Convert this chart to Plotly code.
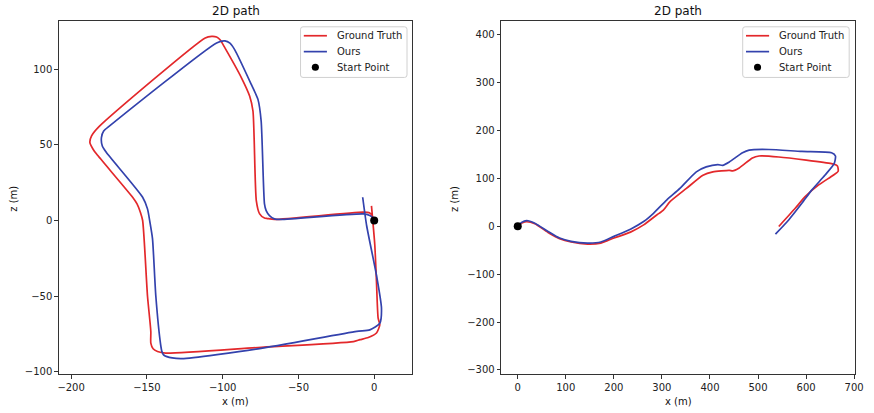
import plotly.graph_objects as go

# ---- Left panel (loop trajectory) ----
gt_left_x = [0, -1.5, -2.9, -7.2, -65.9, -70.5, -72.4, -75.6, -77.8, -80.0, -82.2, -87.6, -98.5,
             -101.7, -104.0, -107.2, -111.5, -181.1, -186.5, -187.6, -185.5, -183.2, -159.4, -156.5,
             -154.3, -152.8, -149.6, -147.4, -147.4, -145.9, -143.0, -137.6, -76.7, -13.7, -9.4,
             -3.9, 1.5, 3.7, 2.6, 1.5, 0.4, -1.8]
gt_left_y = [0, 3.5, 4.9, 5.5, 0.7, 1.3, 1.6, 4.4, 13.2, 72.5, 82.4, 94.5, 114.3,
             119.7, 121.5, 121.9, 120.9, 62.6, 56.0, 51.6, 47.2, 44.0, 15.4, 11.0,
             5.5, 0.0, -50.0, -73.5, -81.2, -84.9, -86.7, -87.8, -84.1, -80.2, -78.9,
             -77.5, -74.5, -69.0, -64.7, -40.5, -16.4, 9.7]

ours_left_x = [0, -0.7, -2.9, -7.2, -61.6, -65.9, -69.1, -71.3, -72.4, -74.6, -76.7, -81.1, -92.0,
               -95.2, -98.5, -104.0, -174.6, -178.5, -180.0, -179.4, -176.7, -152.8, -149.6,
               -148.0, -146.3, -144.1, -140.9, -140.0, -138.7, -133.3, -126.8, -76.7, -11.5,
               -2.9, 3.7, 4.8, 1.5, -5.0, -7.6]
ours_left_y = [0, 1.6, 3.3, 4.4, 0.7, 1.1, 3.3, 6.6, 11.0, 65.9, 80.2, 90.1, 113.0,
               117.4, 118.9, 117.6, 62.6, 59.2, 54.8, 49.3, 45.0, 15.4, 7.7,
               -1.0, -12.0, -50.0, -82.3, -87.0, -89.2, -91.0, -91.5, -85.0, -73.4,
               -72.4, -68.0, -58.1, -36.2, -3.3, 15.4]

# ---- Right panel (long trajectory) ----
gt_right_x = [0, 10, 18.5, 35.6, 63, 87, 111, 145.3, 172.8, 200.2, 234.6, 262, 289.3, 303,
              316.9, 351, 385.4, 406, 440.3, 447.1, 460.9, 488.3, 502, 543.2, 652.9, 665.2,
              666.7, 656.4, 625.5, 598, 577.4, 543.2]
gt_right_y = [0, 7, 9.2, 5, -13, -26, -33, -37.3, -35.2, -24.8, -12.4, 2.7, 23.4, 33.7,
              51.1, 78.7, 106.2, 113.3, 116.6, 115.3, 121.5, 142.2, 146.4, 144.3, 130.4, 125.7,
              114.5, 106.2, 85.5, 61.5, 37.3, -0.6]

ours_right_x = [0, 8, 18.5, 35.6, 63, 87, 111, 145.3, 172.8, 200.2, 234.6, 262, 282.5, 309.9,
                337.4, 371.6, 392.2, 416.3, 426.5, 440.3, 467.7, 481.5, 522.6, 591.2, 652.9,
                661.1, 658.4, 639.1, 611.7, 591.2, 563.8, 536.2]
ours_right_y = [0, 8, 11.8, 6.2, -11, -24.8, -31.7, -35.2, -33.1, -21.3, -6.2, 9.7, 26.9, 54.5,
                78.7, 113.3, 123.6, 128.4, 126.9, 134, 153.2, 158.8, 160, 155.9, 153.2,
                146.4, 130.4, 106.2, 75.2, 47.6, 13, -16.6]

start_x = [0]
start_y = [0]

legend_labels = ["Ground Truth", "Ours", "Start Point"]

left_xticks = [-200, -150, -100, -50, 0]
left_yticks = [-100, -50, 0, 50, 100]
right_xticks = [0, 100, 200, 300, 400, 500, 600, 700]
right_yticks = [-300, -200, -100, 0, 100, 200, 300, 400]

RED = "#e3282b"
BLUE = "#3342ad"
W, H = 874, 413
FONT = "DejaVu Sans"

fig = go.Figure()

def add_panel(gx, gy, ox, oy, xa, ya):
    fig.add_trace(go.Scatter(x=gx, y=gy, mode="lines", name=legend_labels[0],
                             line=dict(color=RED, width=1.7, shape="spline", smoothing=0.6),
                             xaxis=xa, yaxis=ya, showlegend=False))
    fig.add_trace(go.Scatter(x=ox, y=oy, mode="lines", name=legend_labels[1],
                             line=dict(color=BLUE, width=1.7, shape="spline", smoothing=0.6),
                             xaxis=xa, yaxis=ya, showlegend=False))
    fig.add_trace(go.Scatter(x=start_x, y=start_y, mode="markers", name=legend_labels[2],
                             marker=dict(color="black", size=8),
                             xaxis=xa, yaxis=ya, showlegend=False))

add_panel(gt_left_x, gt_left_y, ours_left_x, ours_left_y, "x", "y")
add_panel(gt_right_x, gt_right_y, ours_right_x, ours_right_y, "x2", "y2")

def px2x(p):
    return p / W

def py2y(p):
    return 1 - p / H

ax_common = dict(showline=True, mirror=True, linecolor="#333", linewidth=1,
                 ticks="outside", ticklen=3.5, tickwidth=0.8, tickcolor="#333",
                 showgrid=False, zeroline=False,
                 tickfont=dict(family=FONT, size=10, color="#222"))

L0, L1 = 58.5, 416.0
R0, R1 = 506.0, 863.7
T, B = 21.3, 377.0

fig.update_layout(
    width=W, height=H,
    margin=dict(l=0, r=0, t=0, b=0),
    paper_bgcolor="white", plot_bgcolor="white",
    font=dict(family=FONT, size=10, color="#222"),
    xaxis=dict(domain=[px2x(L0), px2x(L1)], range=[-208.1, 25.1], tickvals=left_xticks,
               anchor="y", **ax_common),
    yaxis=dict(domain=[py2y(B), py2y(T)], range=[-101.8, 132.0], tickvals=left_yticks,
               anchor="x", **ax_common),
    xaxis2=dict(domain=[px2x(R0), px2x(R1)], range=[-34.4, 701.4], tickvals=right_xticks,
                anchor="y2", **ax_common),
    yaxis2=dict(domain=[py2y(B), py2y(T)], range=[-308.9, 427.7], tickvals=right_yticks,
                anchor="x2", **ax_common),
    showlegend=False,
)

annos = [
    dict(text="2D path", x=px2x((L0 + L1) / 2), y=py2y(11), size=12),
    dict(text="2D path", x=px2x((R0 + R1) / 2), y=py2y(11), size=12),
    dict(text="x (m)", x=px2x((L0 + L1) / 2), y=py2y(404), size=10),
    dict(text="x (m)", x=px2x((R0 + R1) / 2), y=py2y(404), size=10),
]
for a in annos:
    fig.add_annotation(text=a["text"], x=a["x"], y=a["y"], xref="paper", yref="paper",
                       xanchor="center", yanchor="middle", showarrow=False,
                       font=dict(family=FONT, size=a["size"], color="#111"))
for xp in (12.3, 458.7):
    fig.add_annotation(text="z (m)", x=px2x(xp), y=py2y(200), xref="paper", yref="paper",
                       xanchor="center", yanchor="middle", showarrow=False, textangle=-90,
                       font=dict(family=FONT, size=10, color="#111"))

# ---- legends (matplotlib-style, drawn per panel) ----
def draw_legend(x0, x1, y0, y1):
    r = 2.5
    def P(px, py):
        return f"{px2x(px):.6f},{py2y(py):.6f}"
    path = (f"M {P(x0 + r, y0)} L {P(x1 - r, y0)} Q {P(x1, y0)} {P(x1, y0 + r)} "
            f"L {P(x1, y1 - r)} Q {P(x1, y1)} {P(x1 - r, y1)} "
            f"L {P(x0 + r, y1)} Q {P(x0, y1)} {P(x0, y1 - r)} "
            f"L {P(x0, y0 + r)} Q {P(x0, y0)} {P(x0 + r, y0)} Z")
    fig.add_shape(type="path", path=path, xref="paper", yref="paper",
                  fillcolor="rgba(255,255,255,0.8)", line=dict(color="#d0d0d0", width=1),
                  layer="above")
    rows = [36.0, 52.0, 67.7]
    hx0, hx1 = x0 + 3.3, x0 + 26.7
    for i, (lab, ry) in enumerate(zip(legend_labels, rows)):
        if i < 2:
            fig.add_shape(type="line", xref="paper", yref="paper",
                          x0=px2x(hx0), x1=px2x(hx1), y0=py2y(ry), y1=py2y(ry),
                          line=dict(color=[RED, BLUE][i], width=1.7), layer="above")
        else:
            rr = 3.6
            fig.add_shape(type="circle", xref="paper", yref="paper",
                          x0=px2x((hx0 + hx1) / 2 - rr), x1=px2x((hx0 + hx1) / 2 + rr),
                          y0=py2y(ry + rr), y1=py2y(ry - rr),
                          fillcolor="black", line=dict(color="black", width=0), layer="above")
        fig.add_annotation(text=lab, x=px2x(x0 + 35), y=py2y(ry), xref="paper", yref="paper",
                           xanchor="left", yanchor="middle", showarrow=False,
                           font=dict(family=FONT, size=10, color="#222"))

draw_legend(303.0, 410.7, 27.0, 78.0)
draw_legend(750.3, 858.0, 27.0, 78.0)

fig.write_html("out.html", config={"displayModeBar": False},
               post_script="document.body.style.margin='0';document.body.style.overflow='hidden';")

# Task description
Please reproduce the listing exactly from its opening line through the line that contains "import plotly.graph_objects as go", both included, with all pictures omitted.

# Reply to the exercise
Convert this chart to Plotly code.
import plotly.graph_objects as go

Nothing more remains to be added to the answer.